Chet suggested last week that I talk about what the future will look like. So, like a good blogger, I’m recycling someone else’s thoughts.
Not entirely a joke because I read this piece from PC World’s Linux Line shortly after Chet’s comment and immediately thought of his request.
Definitely worth a read, and I completely agree with their view of the future. The future of computing is less, not more, and the good enough theory resonates with me. This is why netbooks have an addressable market, and this is why I <3 my iPhone so much. They’re both examples of good enough computers.
The iPhone is many things, but for me, it’s an ultra-portable computer. Sure, it’s not great as a computer, but it’s good enough for me and meets my primary objective. It’s go-anywhere portable. No matter how small netbooks get, they won’t fit in my pocket.
I’m not a fan of netbooks, but I do understand the appeal, i.e. cheap, portable and good enough. Beyond getting onto the ‘tubes, what do people use computers to do?
Instant messaging. Gaming. Word processing. Photo storage.
With the exception of gaming, you can do those things with a netbook, either through installed software or via online services. The only reason I select out gaming is that my definition of gaming refers to installed games, which require beefy hardware and usually are designed for a specific O/S.
Cost is obviously a big factor what with the economy and all. Look at Micrsoft’s recent laptop hunters ad spots, hitting directly at the higher price tag of Mac notebooks.

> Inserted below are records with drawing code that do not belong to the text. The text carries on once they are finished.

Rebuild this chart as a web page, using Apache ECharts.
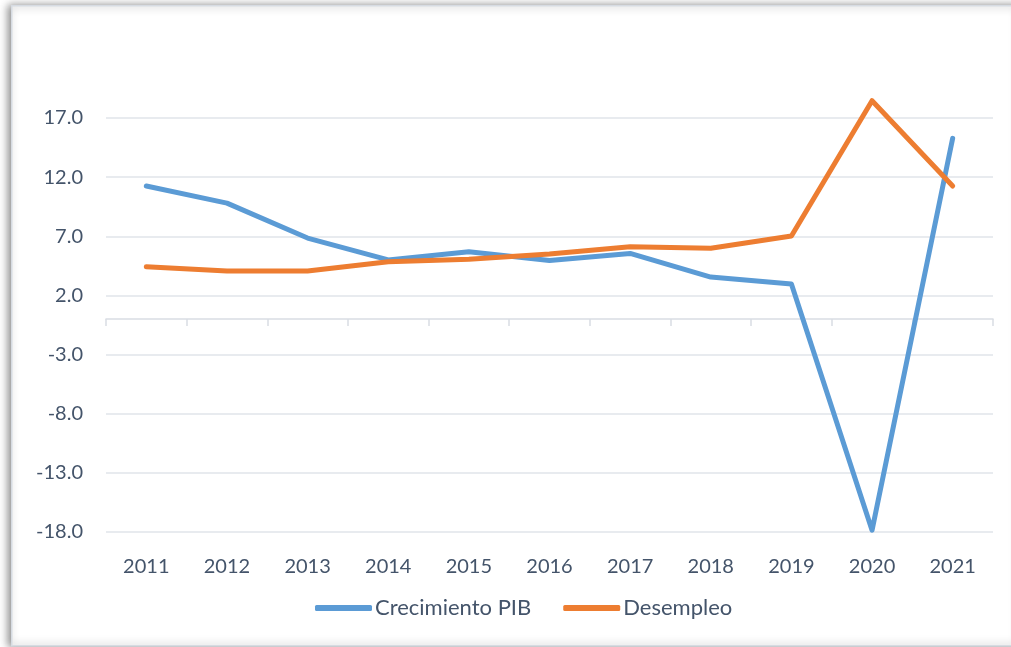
<!DOCTYPE html>
<html>
<head>
<meta charset="utf-8">
<script src="https://cdn.jsdelivr.net/npm/echarts@6/dist/echarts.min.js"></script>
<style>
html,body{margin:0;padding:0;background:#fff;}
#chart{width:1011px;height:647px;}
</style>
</head>
<body>
<div id="chart"></div>
<script>
const categories = ['2011','2012','2013','2014','2015','2016','2017','2018','2019','2020','2021'];
const crecimientoPIB = [11.25, 9.8, 6.85, 5.0, 5.7, 4.95, 5.55, 3.55, 2.97, -17.85, 15.28];
const desempleo = [4.43, 4.07, 4.07, 4.85, 5.06, 5.5, 6.12, 5.99, 7.03, 18.46, 11.25];
const yTicks = [-18, -13, -8, -3, 2, 7, 12, 17];

const textColor = '#44546A';
const gridColor = '#e0e4ea';
const fontFamily = 'Lato, "Open Sans", sans-serif';

const chart = echarts.init(document.getElementById('chart'), null, {renderer: 'canvas'});
chart.setOption({
  animation: false,
  backgroundColor: '#ffffff',
  graphic: [{
    type: 'rect',
    left: 11, top: 5,
    shape: {width: 1010, height: 640},
    style: {fill: '#ffffff', stroke: '#d6dbe2', lineWidth: 1.5,
      shadowBlur: 8, shadowColor: 'rgba(0,0,0,0.45)', shadowOffsetX: -3, shadowOffsetY: 0},
    z: -10, silent: true
  }],
  grid: {left: 106, right: 18, top: 118, bottom: 115},
  legend: {
    data: ['Crecimiento PIB', 'Desempleo'],
    bottom: 23, left: 310,
    icon: 'roundRect', itemWidth: 57, itemHeight: 6, itemGap: 32,
    textStyle: {color: textColor, fontSize: 22, fontFamily: fontFamily, padding: [0,0,0,-2]}
  },
  xAxis: [{
    type: 'category', data: categories, position: 'bottom',
    axisLine: {onZero: true, lineStyle: {color: '#d9dde3', width: 1.5}},
    axisTick: {show: true, length: 7, lineStyle: {color: '#d9dde3', width: 1.5}},
    axisLabel: {show: false},
    splitLine: {show: false}
  }, {
    type: 'category', data: categories, position: 'bottom',
    axisLine: {show: false, onZero: false},
    axisTick: {show: false},
    axisLabel: {color: textColor, fontSize: 20, fontFamily: fontFamily, margin: 25},
    splitLine: {show: false}
  }],
  yAxis: {
    type: 'value', min: -18, max: 17, interval: 5,
    axisLine: {show: false}, axisTick: {show: false},
    axisLabel: {color: textColor, fontSize: 20, fontFamily: fontFamily, margin: 23,
      formatter: v => yTicks.includes(v) ? v.toFixed(1) : ''},
    splitLine: {lineStyle: {color: gridColor, width: 1.5}}
  },
  series: [{
    name: 'Crecimiento PIB', type: 'line', data: crecimientoPIB,
    xAxisIndex: 0, clip: false, showSymbol: false, symbol: 'none',
    lineStyle: {color: '#5B9BD5', width: 5, cap: 'round', join: 'round'},
    itemStyle: {color: '#5B9BD5'}
  }, {
    name: 'Desempleo', type: 'line', data: desempleo,
    xAxisIndex: 0, clip: false, showSymbol: false, symbol: 'none',
    lineStyle: {color: '#ED7D31', width: 5, cap: 'round', join: 'round'},
    itemStyle: {color: '#ED7D31'}
  }]
});
</script>
</body>
</html>
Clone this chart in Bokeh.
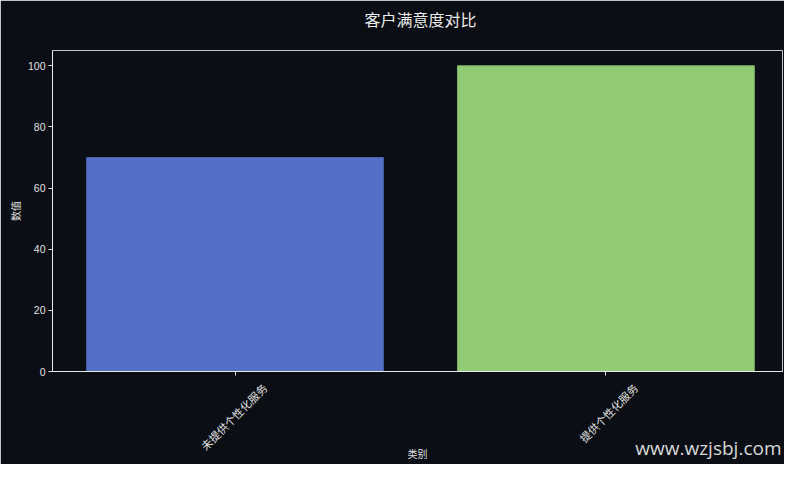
from math import pi
from bokeh.plotting import figure
from bokeh.models import ColumnDataSource, Range1d, Label, LinearAxis, FixedTicker
from bokeh.embed import file_html
from bokeh.resources import INLINE

categories = ["未提供个性化服务", "提供个性化服务"]
values = [70, 100]
colors = ["#5470c6", "#91cc75"]
edge_colors = ["#4a62ad", "#80b566"]
y_ticks = [0, 20, 40, 60, 80, 100]

BG = "#0b0e14"
CJK = "Noto Sans CJK SC"
TXT = "#e0e0e0"

x_idx = list(range(len(categories)))
src = ColumnDataSource(dict(x=x_idx, cat=categories, val=values, color=colors, edge=edge_colors))

p = figure(width=784, height=464, x_range=Range1d(-0.492, 1.476),
           y_range=Range1d(0, 105), output_backend="svg", toolbar_location=None,
           min_border_left=52, min_border_right=2, min_border_top=46, min_border_bottom=93)

p.background_fill_color = BG
p.border_fill_color = BG
p.outline_line_color = "#c8c8c8"
p.outline_line_width = 1
p.xgrid.grid_line_color = None
p.ygrid.grid_line_color = None

p.vbar(x="x", top="val", width=0.8, source=src, fill_color="color", line_color="edge", line_width=1)

# title and watermark as canvas-positioned labels in the top side panel
p.add_layout(Label(x=420, y=18, x_units="canvas", y_units="canvas", text="客户满意度对比",
                   text_font=CJK, text_font_size="16px", text_color="#ececec",
                   text_align="center", text_baseline="middle"), "above")
p.add_layout(Label(x=781, y=447, x_units="canvas", y_units="canvas", text="www.wzjsbj.com",
                   text_font="Open Sans", text_font_size="19px", text_color="#d8d8d8",
                   text_align="right", text_baseline="middle"), "above")

for ax in (p.xaxis[0], p.yaxis[0]):
    ax.axis_line_color = "#e8e8e8"
    ax.major_tick_line_color = "#e0e0e0"
    ax.minor_tick_line_color = None
    ax.major_tick_out = 4
    ax.major_tick_in = 0
    ax.major_label_text_color = TXT
    ax.major_label_text_font_size = "10px"
    ax.axis_label_text_color = TXT
    ax.axis_label_text_font_size = "10px"
    ax.axis_label_text_font_style = "normal"
    ax.axis_label_text_font = CJK

p.yaxis.ticker = y_ticks
p.yaxis.major_label_text_font = "Liberation Sans"
p.yaxis.major_label_text_font_size = "10.5px"
p.yaxis.axis_label = "数值"
p.yaxis.axis_label_standoff = 2
p.yaxis.major_label_standoff = 3

# x axis: tick marks at category centres
xa = p.xaxis[0]
xa.ticker = FixedTicker(ticks=x_idx)
xa.major_label_text_alpha = 0
xa.major_label_standoff = 0

# second x axis: rotated category labels centred under the ticks
label_shift = 0.08
lab_ticks = [i + label_shift for i in x_idx]
xa2 = LinearAxis(ticker=FixedTicker(ticks=lab_ticks),
                 major_label_overrides={t: c for t, c in zip(lab_ticks, categories)},
                 axis_line_color=None, major_tick_line_color=None, minor_tick_line_color=None,
                 major_tick_out=0, major_tick_in=0, major_label_standoff=10,
                 major_label_orientation=pi / 4, major_label_text_font=CJK,
                 major_label_text_font_size="11px", major_label_text_color=TXT,
                 axis_label="类别", axis_label_standoff=-16, axis_label_text_font=CJK,
                 axis_label_text_font_size="10px", axis_label_text_color=TXT,
                 axis_label_text_font_style="normal")
p.add_layout(xa2, "below")

open("out.html", "w").write(file_html(p, INLINE))
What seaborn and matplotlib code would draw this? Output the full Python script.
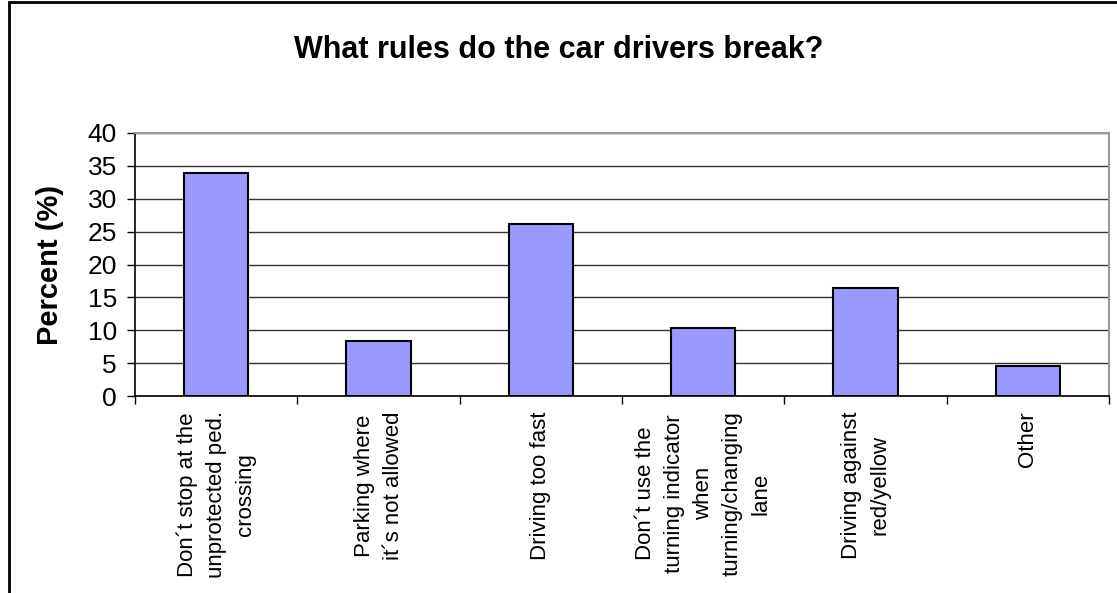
import matplotlib
matplotlib.use("Agg")
import matplotlib.pyplot as plt
import seaborn as sns
import pandas as pd
from matplotlib.lines import Line2D

categories = [
    "Don´t stop at the\nunprotected ped.\ncrossing",
    "Parking where\nit´s not allowed",
    "Driving too fast",
    "Don´t use the\nturning indicator\nwhen\nturning/changing\nlane",
    "Driving against\nred/yellow",
    "Other",
]
values = [33.9, 8.3, 26.1, 10.4, 16.4, 4.6]
y_ticks = [0, 5, 10, 15, 20, 25, 30, 35, 40]

sns.set_theme(style="white")
plt.rcParams["font.family"] = ["Liberation Sans", "DejaVu Sans"]
plt.rcParams["text.color"] = "black"
plt.rcParams["axes.labelcolor"] = "black"
plt.rcParams["xtick.color"] = "black"
plt.rcParams["ytick.color"] = "black"

fig = plt.figure(figsize=(11.17, 5.93), dpi=100)
ax = fig.add_axes([0.1209, 1 - 396 / 593, (1109 - 135) / 1117, (396 - 133) / 593])

df = pd.DataFrame({"cat": categories, "val": values})
sns.barplot(data=df, x="cat", y="val", color="#9999FF", saturation=1,
            edgecolor="black", linewidth=1.5, width=0.395, ax=ax, zorder=3)

ax.set_ylim(0, 40)
ax.set_xlim(-0.5, len(categories) - 0.5)
ax.set_yticks(y_ticks)
ax.set_yticklabels([str(t) for t in y_ticks], fontsize=19)
ax.yaxis.grid(True, color="#333333", linewidth=1, zorder=0)
ax.set_axisbelow(True)

# category labels at centers, ticks at boundaries
ax.set_xticks(range(len(categories)))
ax.set_xticklabels(categories, rotation=90, fontsize=16, ha="center", va="top",
                   multialignment="center", linespacing=1.5)
ax.tick_params(axis="x", length=0, pad=11)
ax.set_xticks([i - 0.5 for i in range(len(categories) + 1)], minor=True)
ax.tick_params(axis="x", which="minor", length=6, width=1, color="black", direction="out", bottom=True)
ax.tick_params(axis="y", length=6, width=1, color="black", direction="out", left=True, pad=7)

ax.set_xlabel("")
ax.set_ylabel("Percent (%)", fontsize=21, fontweight="bold", labelpad=17)

for s in ["left", "bottom"]:
    ax.spines[s].set_color("black")
    ax.spines[s].set_linewidth(1.2)
for s in ["top", "right"]:
    ax.spines[s].set_color("#999999")
    ax.spines[s].set_linewidth(1.5)

fig.text(0.5, 1 - 50 / 593, "What rules do the car drivers break?",
         ha="center", va="center", fontsize=22, fontweight="bold", color="black")

# chart border
fig.add_artist(Line2D([9 / 1117, 9 / 1117], [0, 1 - 1.5 / 593], color="black", lw=2, transform=fig.transFigure))
fig.add_artist(Line2D([9 / 1117, 1], [1 - 1.5 / 593, 1 - 1.5 / 593], color="black", lw=2, transform=fig.transFigure))

fig.savefig("out.png", dpi=100, facecolor="white")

Well, that $799 notebook running Vista looks pretty pricey when you can get a netbook in the sub-$500 range. And prices keeps falling. The first Google Android-based netbook was announced last week to be around $250, which is comparable with the ASUS Eee PC line, and competition will surely help push the price point lower.
Cheap laptops sell well. I get a sense that the days of the home desktop computer are numbered. Laptops are cheaper than ever, and with wireless, you’re no longer tied to a home workstation. Plus, a bulky workstation with cables hanging out all over the place isn’t as visually pleasing as a little laptop sitting on a table, or so my wife tells me.
More people will investigate netbooks as replacements for the old desktop dinosaur because of portability alone. Portability is a feature that everyone gets. Sure, a big screen and a full-size keyboard are nice to have, but a big part of portability is weight. How much more do those clunky laptops weigh?
Glad you asked. Looks like the Eee PC maxes out at just over three pounds. The HP Pavilion from the laptop hunters ad is close to nine pounds.
I’m thinking for most people’s use, a netbook at a third the cost and a third the weight of a laptop is good enough.
What do you think? Is the future of computing good enough? Do we need all the bells and whistles?
Find the comments.
Almost forgot, during the writing of this post, Chet reminded me about his future post over Twitter.
You'd think by now I would know how to ask a fellow IT person a question and not leave it open to debate. 🙂
I was hoping to get you to share your thoughts on future applications. Not necessarily the next Facebook or Twitter, but what you think/see going on in the world…you know, since you are an expert. 😉
While I'm here though, I might as well talk about the netbook thingy too. We recently purchased another computer. Mine (desktop) was 7 years old and was sorely underpowered for what I needed it to do (run an Oracle database). I didn't really want to (nor could I afford to) drop a lot of money, but for what I needed, I was staring at the 1500 range, minimum. We decided to buy my wife a new laptop, I would take the “old” one (Dell XPS) and call it a day. I did however look at all the netbooks out there and was tempted…but my wife is near blind and she's taken to streaming netflix movies so I went with a cheap 15″ Dell Inspiron (I had credit).
I agree about the iPhone. It's good enough for 90% of what I do (twitter, blogging, email and the like). One of these days, I'll sack up and buy one.
I'm not an expert. I just blog 🙂 Thinking about future applications sounds like work, and it's a pretty big subject area. If I have some quiet time, I'll ponder that.
The good enough mantra does feel like the end of days for a heavy O/S that comes with crap I don't need. It's weird to see MSFT squeezed between price points that didn't used to exist. They're conceding the high end (and usability) to OS X, and netbooks/Linux are pushing up from the cheap end.
Can't be good. The Office business unit will carry them for a while though, but not forever.